One of her main characteristics was the enormous success she had in Spain and South America, perhaps the greatest ever for an artist who was not born in a Spanish-speaking country. The post-Franquist Spain, fresh out of a dictatorship and with an impetuous desire for freedom, eas the perfect pitch where to land her happy and colorful revolution. That blond hurricane entered the homes of Spanish families right after the news, with a TV program that was breaking any possible tradition ever seen before. Imagine the impact that a diva in shiny leather boots and libertine costumes could have on a country that until the day before had experienced a dictatorial repression, right in the middle of the Western world. Raffaella Carrà simply had to translate her songs verbatim from Italian into basic Spanish to win the hearts of an entire nation. The girls in Spain began to cut their hair in a bob with bangs as a sign of freedom, emancipation, feminism, just like Italian girls had done before them.

Inevitably, without doing anything particularly disruptive or provocative, without any ideological statement and with the non-trivial sweetness and sensitivity that a revolution requires to win the hearts and minds of those accustomed to a very different world, Raffaella began to introduce the theme of homosexual love, with some smiling references in one song, with the simplicity of the acceptance of a normal story between two people in love in another text. With patience and without frightening anyone, she began to become, without wanting to, and without knowing it, the idol of the communities that today we call LGBT, but which at the time were simply groups of discriminated, frightened and insulted boys and girls who for the first time found in the innocent cheerfulness of Raffaella Carrà the recognition of their right to love whoever they wanted to love. It was not a political fight, it was just joy, love and happiness. It saved lives, with her smile.

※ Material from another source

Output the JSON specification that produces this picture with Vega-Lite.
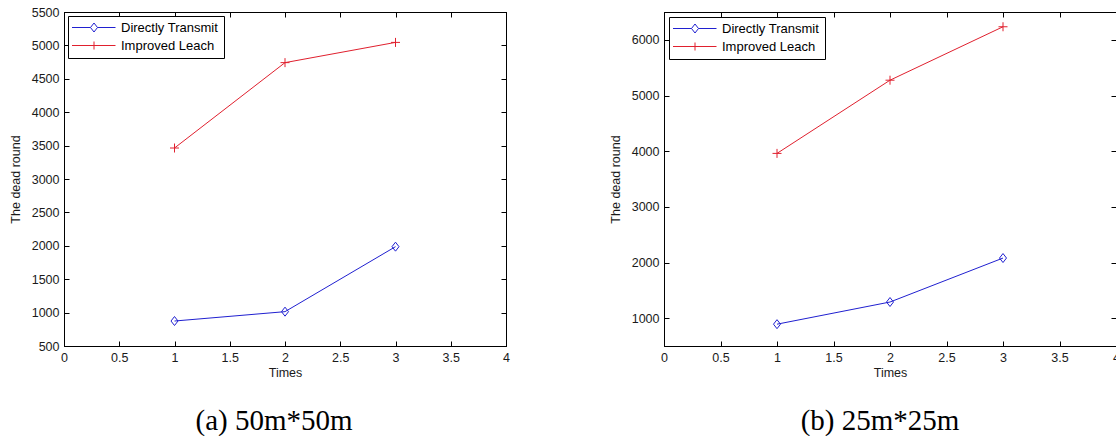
{
  "$schema": "https://vega.github.io/schema/vega-lite/v6.json",
  "padding": {"left": 8, "top": 5, "right": 0, "bottom": 0},
  "background": "white",
  "spacing": 98,
  "data": {"values": [
    {"panel": "a", "series": "Directly Transmit", "times": 1, "value": 874},
    {"panel": "a", "series": "Directly Transmit", "times": 2, "value": 1014},
    {"panel": "a", "series": "Directly Transmit", "times": 3, "value": 1987},
    {"panel": "a", "series": "Improved Leach", "times": 1, "value": 3464},
    {"panel": "a", "series": "Improved Leach", "times": 2, "value": 4742},
    {"panel": "a", "series": "Improved Leach", "times": 3, "value": 5045},
    {"panel": "b", "series": "Directly Transmit", "times": 1, "value": 892},
    {"panel": "b", "series": "Directly Transmit", "times": 2, "value": 1290},
    {"panel": "b", "series": "Directly Transmit", "times": 3, "value": 2080},
    {"panel": "b", "series": "Improved Leach", "times": 1, "value": 3960},
    {"panel": "b", "series": "Improved Leach", "times": 2, "value": 5275},
    {"panel": "b", "series": "Improved Leach", "times": 3, "value": 6235}
  ]},
  "hconcat": [
    {
      "width": 442, "height": 334,
      "title": {"text": "(a) 50m*50m", "orient": "bottom", "anchor": "middle", "font": "Liberation Serif", "fontSize": 29, "fontWeight": "normal", "color": "#000", "baseline": "alphabetic", "offset": 51, "dx": -11},
      "transform": [{"filter": "datum.panel == 'a'"}],
      "layer": [
        {
          "transform": [{"filter": "datum.series == 'Directly Transmit'"}],
          "mark": {"type": "line", "color": "#2020d0", "strokeWidth": 1},
          "encoding": {
            "x": {"field": "times", "type": "quantitative", "scale": {"domain": [0, 4], "nice": false, "zero": false},
                  "axis": {"orient": "bottom", "title": "Times", "titlePadding": 3, "values": [0, 0.5, 1, 1.5, 2, 2.5, 3, 3.5, 4], "format": "~g", "labelFlush": false}},
            "y": {"field": "value", "type": "quantitative", "scale": {"domain": [500, 5500], "nice": false, "zero": false},
                  "axis": {"orient": "left", "title": "The dead round", "values": [500, 1000, 1500, 2000, 2500, 3000, 3500, 4000, 4500, 5000, 5500], "format": "d", "labelFlush": false}}
          }
        },
        {
          "transform": [{"filter": "datum.series == 'Improved Leach'"}],
          "mark": {"type": "line", "color": "#e0202e", "strokeWidth": 1},
          "encoding": {
            "x": {"field": "times", "type": "quantitative", "axis": null},
            "y": {"field": "value", "type": "quantitative", "axis": null}
          }
        },
        {
          "transform": [{"filter": "datum.series == 'Directly Transmit'"}],
          "mark": {"type": "point", "shape": "M0,-1L0.78,0L0,1L-0.78,0Z", "size": 81, "filled": false, "color": "#2020d0", "strokeWidth": 1, "opacity": 1},
          "encoding": {
            "x": {"field": "times", "type": "quantitative", "axis": null},
            "y": {"field": "value", "type": "quantitative", "axis": null}
          }
        },
        {
          "transform": [{"filter": "datum.series == 'Improved Leach'"}],
          "mark": {"type": "point", "shape": "M-1,0H1M0,-1V1", "size": 81, "filled": false, "color": "#e0202e", "strokeWidth": 1, "opacity": 1},
          "encoding": {
            "x": {"field": "times", "type": "quantitative", "axis": null},
            "y": {"field": "value", "type": "quantitative", "axis": null}
          }
        },
        {
          "mark": {"type": "point", "filled": false, "opacity": 0, "size": 100, "strokeWidth": 1},
          "encoding": {
            "x": {"field": "times", "type": "quantitative",
                  "axis": {"orient": "top", "title": null, "labels": false, "values": [0, 0.5, 1, 1.5, 2, 2.5, 3, 3.5, 4]}},
            "y": {"field": "value", "type": "quantitative",
                  "axis": {"orient": "right", "title": null, "labels": false, "values": [500, 1000, 1500, 2000, 2500, 3000, 3500, 4000, 4500, 5000, 5500]}},
            "color": {"field": "series", "type": "nominal",
                      "scale": {"domain": ["Directly Transmit", "Improved Leach"], "range": ["#2020d0", "#e0202e"]},
                      "legend": {"title": null, "orient": "top-left", "offset": 4}},
            "shape": {"field": "series", "type": "nominal",
                      "scale": {"domain": ["Directly Transmit", "Improved Leach"], "range": ["M-1.5,0H2.2M3.6,0H7.2M2.9,-0.9L3.6,0L2.9,0.9L2.2,0Z", "M-1.5,0H7.2M2.9,-0.8V0.8"]},
                      "legend": {"title": null, "orient": "top-left", "offset": 4}}
          }
        }
      ]
    },
    {
      "width": 452, "height": 334,
      "title": {"text": "(b) 25m*25m", "orient": "bottom", "anchor": "middle", "font": "Liberation Serif", "fontSize": 29, "fontWeight": "normal", "color": "#000", "baseline": "alphabetic", "offset": 51, "dx": -10},
      "transform": [{"filter": "datum.panel == 'b'"}],
      "layer": [
        {
          "transform": [{"filter": "datum.series == 'Directly Transmit'"}],
          "mark": {"type": "line", "color": "#2020d0", "strokeWidth": 1},
          "encoding": {
            "x": {"field": "times", "type": "quantitative", "scale": {"domain": [0, 4], "nice": false, "zero": false},
                  "axis": {"orient": "bottom", "title": "Times", "titlePadding": 3, "values": [0, 0.5, 1, 1.5, 2, 2.5, 3, 3.5, 4], "format": "~g", "labelFlush": false}},
            "y": {"field": "value", "type": "quantitative", "scale": {"domain": [500, 6500], "nice": false, "zero": false},
                  "axis": {"orient": "left", "title": "The dead round", "values": [1000, 2000, 3000, 4000, 5000, 6000], "format": "d", "labelFlush": false}}
          }
        },
        {
          "transform": [{"filter": "datum.series == 'Improved Leach'"}],
          "mark": {"type": "line", "color": "#e0202e", "strokeWidth": 1},
          "encoding": {
            "x": {"field": "times", "type": "quantitative", "axis": null},
            "y": {"field": "value", "type": "quantitative", "axis": null}
          }
        },
        {
          "transform": [{"filter": "datum.series == 'Directly Transmit'"}],
          "mark": {"type": "point", "shape": "M0,-1L0.78,0L0,1L-0.78,0Z", "size": 81, "filled": false, "color": "#2020d0", "strokeWidth": 1, "opacity": 1},
          "encoding": {
            "x": {"field": "times", "type": "quantitative", "axis": null},
            "y": {"field": "value", "type": "quantitative", "axis": null}
          }
        },
        {
          "transform": [{"filter": "datum.series == 'Improved Leach'"}],
          "mark": {"type": "point", "shape": "M-1,0H1M0,-1V1", "size": 81, "filled": false, "color": "#e0202e", "strokeWidth": 1, "opacity": 1},
          "encoding": {
            "x": {"field": "times", "type": "quantitative", "axis": null},
            "y": {"field": "value", "type": "quantitative", "axis": null}
          }
        },
        {
          "mark": {"type": "point", "filled": false, "opacity": 0, "size": 100, "strokeWidth": 1},
          "encoding": {
            "x": {"field": "times", "type": "quantitative",
                  "axis": {"orient": "top", "title": null, "labels": false, "values": [0, 0.5, 1, 1.5, 2, 2.5, 3, 3.5, 4]}},
            "y": {"field": "value", "type": "quantitative",
                  "axis": {"orient": "right", "title": null, "labels": false, "values": [1000, 2000, 3000, 4000, 5000, 6000]}},
            "color": {"field": "series", "type": "nominal",
                      "scale": {"domain": ["Directly Transmit", "Improved Leach"], "range": ["#2020d0", "#e0202e"]},
                      "legend": {"title": null, "orient": "top-left", "offset": 5}},
            "shape": {"field": "series", "type": "nominal",
                      "scale": {"domain": ["Directly Transmit", "Improved Leach"], "range": ["M-1.5,0H2.2M3.6,0H7.2M2.9,-0.9L3.6,0L2.9,0.9L2.2,0Z", "M-1.5,0H7.2M2.9,-0.8V0.8"]},
                      "legend": {"title": null, "orient": "top-left", "offset": 5}}
          }
        }
      ]
    }
  ],
  "resolve": {"scale": {"color": "independent", "shape": "independent"}, "legend": {"color": "independent", "shape": "independent"}},
  "config": {
    "view": {"stroke": "#000", "strokeWidth": 1},
    "axis": {
      "grid": false,
      "domainColor": "#000",
      "domainWidth": 1,
      "tickColor": "#000",
      "tickSize": -5,
      "tickWidth": 1,
      "labelPadding": 10,
      "labelFont": "Liberation Sans",
      "labelFontSize": 12.5,
      "labelColor": "#1a1a1a",
      "titleFont": "Liberation Sans",
      "titleFontSize": 12.5,
      "titleFontWeight": "normal",
      "titleColor": "#1a1a1a",
      "titlePadding": 9
    },
    "legend": {
      "labelFont": "Liberation Sans",
      "labelFontSize": 13,
      "labelColor": "#000",
      "labelOffset": 35,
      "symbolSize": 100,
      "symbolStrokeWidth": 1,
      "symbolOpacity": 1,
      "symbolFillColor": "transparent",
      "strokeColor": "#000",
      "fillColor": "#fff",
      "padding": 5,
      "rowPadding": 4,
      "cornerRadius": 0
    }
  }
}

The third artistic life of Raffaella started in the 80s, when she literally invented the midday television in Italy. With her simplicity, her smile, her irony, her joy, her education, she was the perfect host for a program that would make Italians feel home: the Italians who would watch tv at noon, the women who would be home to prepare lunch. She cuddled them, convinced them to feel important, represented them and made them, in the Italian television that was becoming commercial, a fundamental target that decisively advanced the recognition of the role of women in Italy, another revolution that still has to be completed, in Italy and beyond. She then got back to the prime time television, still dancing and singing but in a more relaxed and non-revolutionary way.

Her big heart, her spontaneity, her eternal happiness have shaken the Italian and Spanish popular face, all the more reason that she, who could not have children but had adopted many, had arranged to leave her assets to charity.

A not tiny part of today's Italian open-mindedness is owed to Raffaella Carrà, who made us grow as a country, who taught us how to survive and go on: one of the most famous lyrics of one of the many hits that she left us says “e se ti lascia lo sai che si fa? trovi un altro più bello che problemi non ha" which translates with “and if he leaves you, you know what you do? You find another more beautiful that has no problems.”. Today it may seem like a simple, naive, trite verse to us. But Raffaella Carrà sang it in 1978, and only three years later, also thanks to the great success of her song, Italy will abolish the honor killing, the absurd law for which the homicide in order to safeguard the honor (for example the killing of the adulterous spouse or of her lover or of both) was sanctioned with smaller penalties in comparison to an equal homicide for different motives.

Ciao Raffaella, and thanks for how you drive Italy into the future, with your belly on display, one dancing step and one funny song at a time. We will never stop listening to and watching and following your kind revolution.